Go through the listing and set it down exactly, leaving out its pictures.
◆ ◆ ◆
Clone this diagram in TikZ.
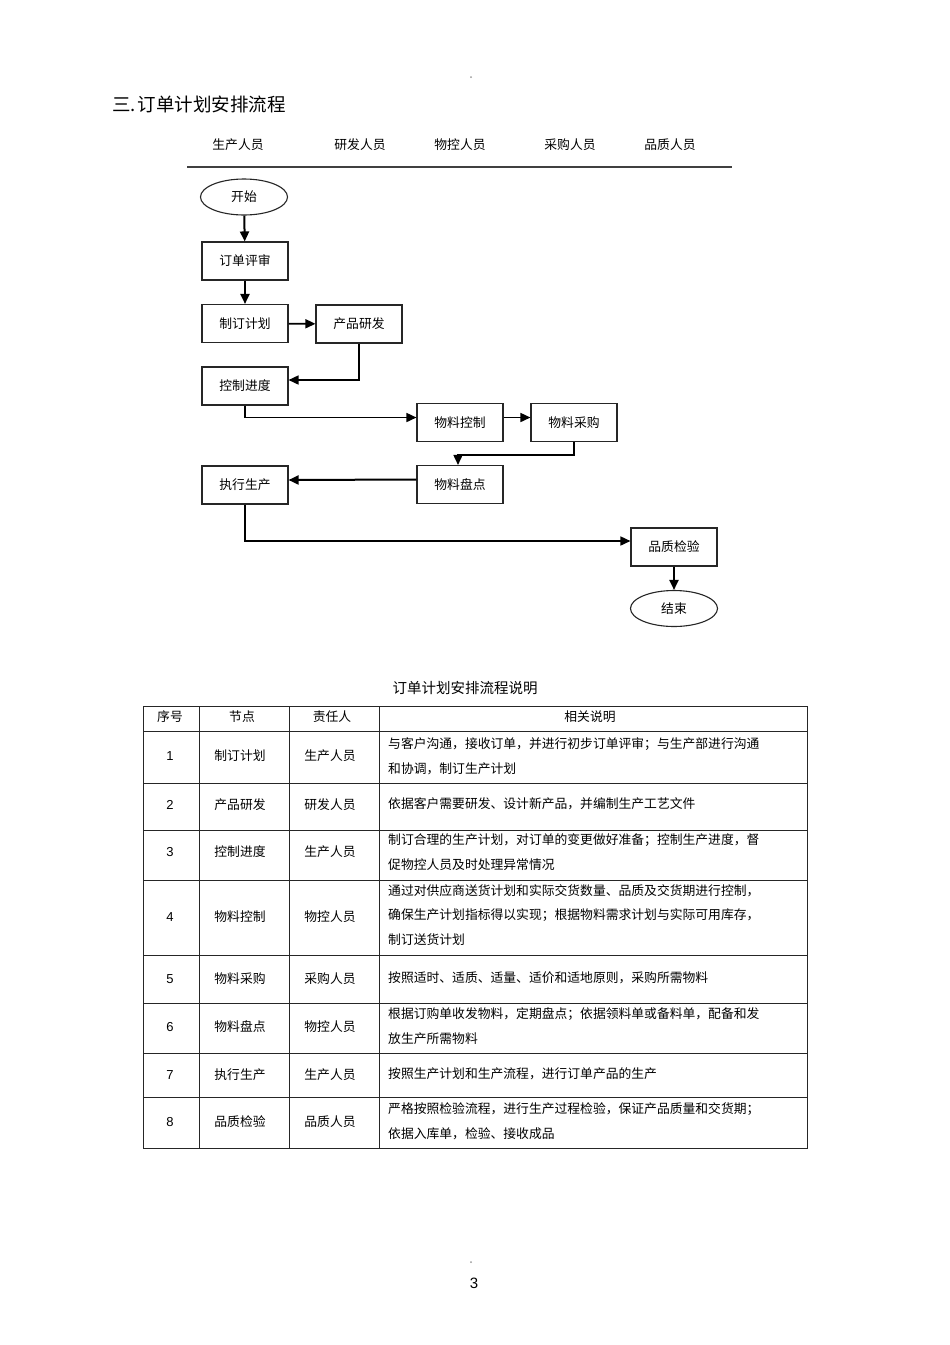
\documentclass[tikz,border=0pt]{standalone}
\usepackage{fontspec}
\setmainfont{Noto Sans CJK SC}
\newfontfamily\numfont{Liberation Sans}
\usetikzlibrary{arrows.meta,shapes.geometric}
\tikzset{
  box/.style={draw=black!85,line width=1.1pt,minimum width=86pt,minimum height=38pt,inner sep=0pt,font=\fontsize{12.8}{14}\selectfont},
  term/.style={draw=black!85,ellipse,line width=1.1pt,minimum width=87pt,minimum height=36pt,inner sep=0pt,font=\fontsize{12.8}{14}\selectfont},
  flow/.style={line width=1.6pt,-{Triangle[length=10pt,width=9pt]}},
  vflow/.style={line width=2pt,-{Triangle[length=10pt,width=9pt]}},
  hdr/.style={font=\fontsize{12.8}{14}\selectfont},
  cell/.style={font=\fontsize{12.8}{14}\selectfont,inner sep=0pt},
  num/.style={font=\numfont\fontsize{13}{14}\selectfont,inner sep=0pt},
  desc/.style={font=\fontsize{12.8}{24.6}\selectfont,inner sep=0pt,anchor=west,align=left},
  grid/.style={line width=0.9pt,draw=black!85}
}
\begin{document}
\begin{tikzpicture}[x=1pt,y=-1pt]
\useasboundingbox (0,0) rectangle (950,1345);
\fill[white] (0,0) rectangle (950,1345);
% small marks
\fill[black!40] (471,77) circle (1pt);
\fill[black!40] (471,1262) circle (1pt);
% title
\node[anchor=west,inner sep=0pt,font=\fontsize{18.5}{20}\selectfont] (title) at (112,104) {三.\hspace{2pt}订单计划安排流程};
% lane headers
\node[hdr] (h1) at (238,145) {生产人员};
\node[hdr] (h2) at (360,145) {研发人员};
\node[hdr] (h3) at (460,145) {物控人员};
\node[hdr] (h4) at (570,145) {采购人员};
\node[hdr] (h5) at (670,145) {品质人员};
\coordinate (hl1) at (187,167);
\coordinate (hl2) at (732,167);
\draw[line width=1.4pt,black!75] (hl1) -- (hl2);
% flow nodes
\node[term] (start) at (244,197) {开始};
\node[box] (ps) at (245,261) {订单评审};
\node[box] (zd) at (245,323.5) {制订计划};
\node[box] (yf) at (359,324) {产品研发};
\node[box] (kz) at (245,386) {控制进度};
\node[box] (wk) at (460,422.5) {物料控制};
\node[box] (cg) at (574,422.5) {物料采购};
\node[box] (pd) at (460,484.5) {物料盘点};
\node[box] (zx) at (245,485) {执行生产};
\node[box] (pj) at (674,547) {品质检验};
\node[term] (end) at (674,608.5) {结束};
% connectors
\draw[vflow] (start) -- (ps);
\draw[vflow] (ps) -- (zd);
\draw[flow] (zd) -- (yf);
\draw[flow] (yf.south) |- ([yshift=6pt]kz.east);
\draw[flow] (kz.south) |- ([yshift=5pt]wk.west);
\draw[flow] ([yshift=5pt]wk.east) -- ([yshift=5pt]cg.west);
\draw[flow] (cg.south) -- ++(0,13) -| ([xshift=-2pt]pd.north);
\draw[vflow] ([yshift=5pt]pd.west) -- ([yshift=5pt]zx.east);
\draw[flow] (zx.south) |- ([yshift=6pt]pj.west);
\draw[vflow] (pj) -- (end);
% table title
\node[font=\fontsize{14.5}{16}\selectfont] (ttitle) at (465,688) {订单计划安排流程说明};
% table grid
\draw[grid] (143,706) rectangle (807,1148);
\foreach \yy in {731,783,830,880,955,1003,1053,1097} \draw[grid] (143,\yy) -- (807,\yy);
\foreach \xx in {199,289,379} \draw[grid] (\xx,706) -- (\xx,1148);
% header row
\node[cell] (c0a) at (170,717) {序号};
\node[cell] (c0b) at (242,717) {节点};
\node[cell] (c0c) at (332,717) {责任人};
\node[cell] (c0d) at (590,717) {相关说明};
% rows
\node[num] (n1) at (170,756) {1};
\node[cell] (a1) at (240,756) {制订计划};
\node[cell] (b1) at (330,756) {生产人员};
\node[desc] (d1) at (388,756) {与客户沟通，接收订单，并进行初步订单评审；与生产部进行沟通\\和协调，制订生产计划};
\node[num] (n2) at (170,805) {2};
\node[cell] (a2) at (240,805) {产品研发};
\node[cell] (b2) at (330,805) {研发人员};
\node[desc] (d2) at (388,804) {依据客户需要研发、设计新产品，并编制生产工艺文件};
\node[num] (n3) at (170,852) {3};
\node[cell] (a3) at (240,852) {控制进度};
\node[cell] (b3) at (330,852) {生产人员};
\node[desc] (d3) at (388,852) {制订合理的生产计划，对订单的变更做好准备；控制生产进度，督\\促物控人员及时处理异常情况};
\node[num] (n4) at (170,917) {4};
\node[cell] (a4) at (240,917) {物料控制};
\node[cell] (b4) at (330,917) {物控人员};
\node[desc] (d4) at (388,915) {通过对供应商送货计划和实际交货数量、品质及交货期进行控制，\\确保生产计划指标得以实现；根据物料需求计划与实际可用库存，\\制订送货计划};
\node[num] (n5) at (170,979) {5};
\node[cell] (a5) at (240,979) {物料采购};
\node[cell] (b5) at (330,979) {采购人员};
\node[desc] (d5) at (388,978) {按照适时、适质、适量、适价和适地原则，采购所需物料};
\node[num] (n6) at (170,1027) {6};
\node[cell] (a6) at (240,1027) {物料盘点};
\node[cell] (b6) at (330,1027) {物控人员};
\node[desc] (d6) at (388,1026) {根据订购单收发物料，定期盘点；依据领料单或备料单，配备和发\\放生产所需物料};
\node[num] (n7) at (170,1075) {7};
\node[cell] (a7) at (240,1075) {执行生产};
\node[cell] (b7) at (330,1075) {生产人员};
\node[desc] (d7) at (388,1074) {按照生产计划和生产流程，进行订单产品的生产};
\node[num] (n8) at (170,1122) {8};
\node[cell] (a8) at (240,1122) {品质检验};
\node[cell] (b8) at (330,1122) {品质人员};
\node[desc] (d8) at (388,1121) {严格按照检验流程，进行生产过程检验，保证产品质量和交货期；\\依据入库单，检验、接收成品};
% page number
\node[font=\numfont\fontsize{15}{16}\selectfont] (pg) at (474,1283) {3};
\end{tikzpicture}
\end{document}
◆ ◆ ◆
**Written reply:**
Clone this diagram in TikZ.
\documentclass[tikz,border=0pt]{standalone}
\usepackage{fontspec}
\setmainfont{Noto Sans CJK SC}
\newfontfamily\numfont{Liberation Sans}
\usetikzlibrary{arrows.meta,shapes.geometric}
\tikzset{
  box/.style={draw=black!85,line width=1.1pt,minimum width=86pt,minimum height=38pt,inner sep=0pt,font=\fontsize{12.8}{14}\selectfont},
  term/.style={draw=black!85,ellipse,line width=1.1pt,minimum width=87pt,minimum height=36pt,inner sep=0pt,font=\fontsize{12.8}{14}\selectfont},
  flow/.style={line width=1.6pt,-{Triangle[length=10pt,width=9pt]}},
  vflow/.style={line width=2pt,-{Triangle[length=10pt,width=9pt]}},
  hdr/.style={font=\fontsize{12.8}{14}\selectfont},
  cell/.style={font=\fontsize{12.8}{14}\selectfont,inner sep=0pt},
  num/.style={font=\numfont\fontsize{13}{14}\selectfont,inner sep=0pt},
  desc/.style={font=\fontsize{12.8}{24.6}\selectfont,inner sep=0pt,anchor=west,align=left},
  grid/.style={line width=0.9pt,draw=black!85}
}
\begin{document}
\begin{tikzpicture}[x=1pt,y=-1pt]
\useasboundingbox (0,0) rectangle (950,1345);
\fill[white] (0,0) rectangle (950,1345);
% small marks
\fill[black!40] (471,77) circle (1pt);
\fill[black!40] (471,1262) circle (1pt);
% title
\node[anchor=west,inner sep=0pt,font=\fontsize{18.5}{20}\selectfont] (title) at (112,104) {三.\hspace{2pt}订单计划安排流程};
% lane headers
\node[hdr] (h1) at (238,145) {生产人员};
\node[hdr] (h2) at (360,145) {研发人员};
\node[hdr] (h3) at (460,145) {物控人员};
\node[hdr] (h4) at (570,145) {采购人员};
\node[hdr] (h5) at (670,145) {品质人员};
\coordinate (hl1) at (187,167);
\coordinate (hl2) at (732,167);
\draw[line width=1.4pt,black!75] (hl1) -- (hl2);
% flow nodes
\node[term] (start) at (244,197) {开始};
\node[box] (ps) at (245,261) {订单评审};
\node[box] (zd) at (245,323.5) {制订计划};
\node[box] (yf) at (359,324) {产品研发};
\node[box] (kz) at (245,386) {控制进度};
\node[box] (wk) at (460,422.5) {物料控制};
\node[box] (cg) at (574,422.5) {物料采购};
\node[box] (pd) at (460,484.5) {物料盘点};
\node[box] (zx) at (245,485) {执行生产};
\node[box] (pj) at (674,547) {品质检验};
\node[term] (end) at (674,608.5) {结束};
% connectors
\draw[vflow] (start) -- (ps);
\draw[vflow] (ps) -- (zd);
\draw[flow] (zd) -- (yf);
\draw[flow] (yf.south) |- ([yshift=6pt]kz.east);
\draw[flow] (kz.south) |- ([yshift=5pt]wk.west);
\draw[flow] ([yshift=5pt]wk.east) -- ([yshift=5pt]cg.west);
\draw[flow] (cg.south) -- ++(0,13) -| ([xshift=-2pt]pd.north);
\draw[vflow] ([yshift=5pt]pd.west) -- ([yshift=5pt]zx.east);
\draw[flow] (zx.south) |- ([yshift=6pt]pj.west);
\draw[vflow] (pj) -- (end);
% table title
\node[font=\fontsize{14.5}{16}\selectfont] (ttitle) at (465,688) {订单计划安排流程说明};
% table grid
\draw[grid] (143,706) rectangle (807,1148);
\foreach \yy in {731,783,830,880,955,1003,1053,1097} \draw[grid] (143,\yy) -- (807,\yy);
\foreach \xx in {199,289,379} \draw[grid] (\xx,706) -- (\xx,1148);
% header row
\node[cell] (c0a) at (170,717) {序号};
\node[cell] (c0b) at (242,717) {节点};
\node[cell] (c0c) at (332,717) {责任人};
\node[cell] (c0d) at (590,717) {相关说明};
% rows
\node[num] (n1) at (170,756) {1};
\node[cell] (a1) at (240,756) {制订计划};
\node[cell] (b1) at (330,756) {生产人员};
\node[desc] (d1) at (388,756) {与客户沟通，接收订单，并进行初步订单评审；与生产部进行沟通\\和协调，制订生产计划};
\node[num] (n2) at (170,805) {2};
\node[cell] (a2) at (240,805) {产品研发};
\node[cell] (b2) at (330,805) {研发人员};
\node[desc] (d2) at (388,804) {依据客户需要研发、设计新产品，并编制生产工艺文件};
\node[num] (n3) at (170,852) {3};
\node[cell] (a3) at (240,852) {控制进度};
\node[cell] (b3) at (330,852) {生产人员};
\node[desc] (d3) at (388,852) {制订合理的生产计划，对订单的变更做好准备；控制生产进度，督\\促物控人员及时处理异常情况};
\node[num] (n4) at (170,917) {4};
\node[cell] (a4) at (240,917) {物料控制};
\node[cell] (b4) at (330,917) {物控人员};
\node[desc] (d4) at (388,915) {通过对供应商送货计划和实际交货数量、品质及交货期进行控制，\\确保生产计划指标得以实现；根据物料需求计划与实际可用库存，\\制订送货计划};
\node[num] (n5) at (170,979) {5};
\node[cell] (a5) at (240,979) {物料采购};
\node[cell] (b5) at (330,979) {采购人员};
\node[desc] (d5) at (388,978) {按照适时、适质、适量、适价和适地原则，采购所需物料};
\node[num] (n6) at (170,1027) {6};
\node[cell] (a6) at (240,1027) {物料盘点};
\node[cell] (b6) at (330,1027) {物控人员};
\node[desc] (d6) at (388,1026) {根据订购单收发物料，定期盘点；依据领料单或备料单，配备和发\\放生产所需物料};
\node[num] (n7) at (170,1075) {7};
\node[cell] (a7) at (240,1075) {执行生产};
\node[cell] (b7) at (330,1075) {生产人员};
\node[desc] (d7) at (388,1074) {按照生产计划和生产流程，进行订单产品的生产};
\node[num] (n8) at (170,1122) {8};
\node[cell] (a8) at (240,1122) {品质检验};
\node[cell] (b8) at (330,1122) {品质人员};
\node[desc] (d8) at (388,1121) {严格按照检验流程，进行生产过程检验，保证产品质量和交货期；\\依据入库单，检验、接收成品};
% page number
\node[font=\numfont\fontsize{15}{16}\selectfont] (pg) at (474,1283) {3};
\end{tikzpicture}
\end{document}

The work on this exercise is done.